Moral: Keep omens, keep boundaries, keep blessings.
Why it matters: It positions the tiger as liminal guardian—dangerous to outsiders, protective for the home—while the magpie invites fortune in.
Kedeheon adaptation: Use it as a quiet interlude: a magpie call before a team ritual; the Blue Tiger patrols the perimeter but never crosses into the sanctum.

5) “The Tiger Who Believed a Bird” (까치에게 배운 호랑이)

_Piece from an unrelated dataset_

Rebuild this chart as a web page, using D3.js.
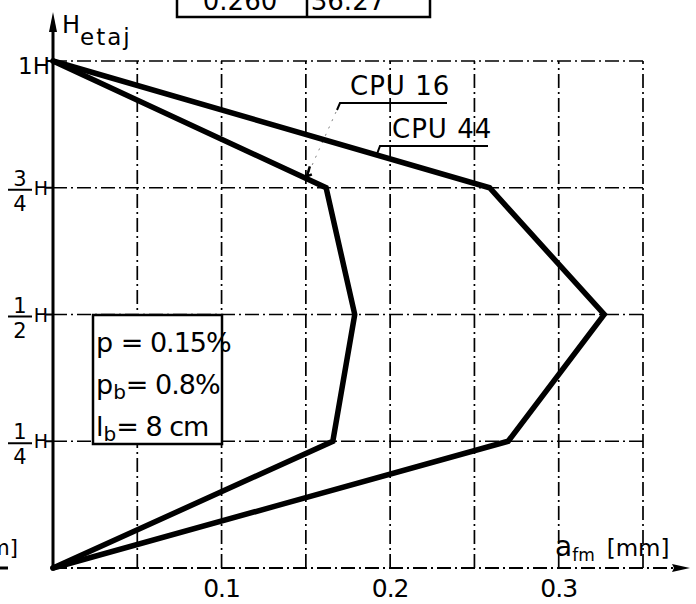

Type: Comic wisdom; reversal tale
Plot:
A tiger complains to Sanshin (mountain spirit): “Why do the little things always beat me?” Sanshin points at a magpie: “Then watch a small master of timing.” The tiger studies: when the hawk casts a shadow, the magpie freezes; when the wind swells, the magpie rides it. The next time hunters come, the tiger doesn’t charge—he waits for the half-beat when the drummer lifts his hand, then he moves. The hunters swing too late; the tiger passes like a shadow. He bows toward the branches: “Thank you, little master.”
Moral: Timing is strength.
Why it matters: It turns the tiger from comic brute into disciplined guardian—a perfect bridge to modern heroic portrayals.
Kedeheon adaptation: Bake this rule into choreography: magpie = cue, tiger = lock.

How these stories map cleanly onto “Kedeheon” grammar

Omen → Window → Action: Magpie announces (chirp/hat-snatch/light cue) → the world gives a two-beat window → Tiger/Team resolve with force, ward, or song.

Authority audited: The magpie’s public teasing of hats and pomp becomes plot-level satire; it says, “check power before you trust it.”

Guardian without gore: The tiger’s best victories are positional (herding, blocking, holding lines), not slaughter—ideal for a show where music is law and the stage is a threshold.

Quick glossary for newcomers

Horangi (호랑이): Tiger, mountain-aligned guardian; courageous, sometimes gullible.

Kkachi (까치): Magpie; sign of good news, messenger, trickster.

Kkachi-horangi (까치·호랑이): The classic magpie-and-tiger pairing in folk paintings and tales; wit mocks/steers power.

Sanshin (산신/산신령): Mountain spirit; unseen sovereign whose will often travels through signs (like a magpie).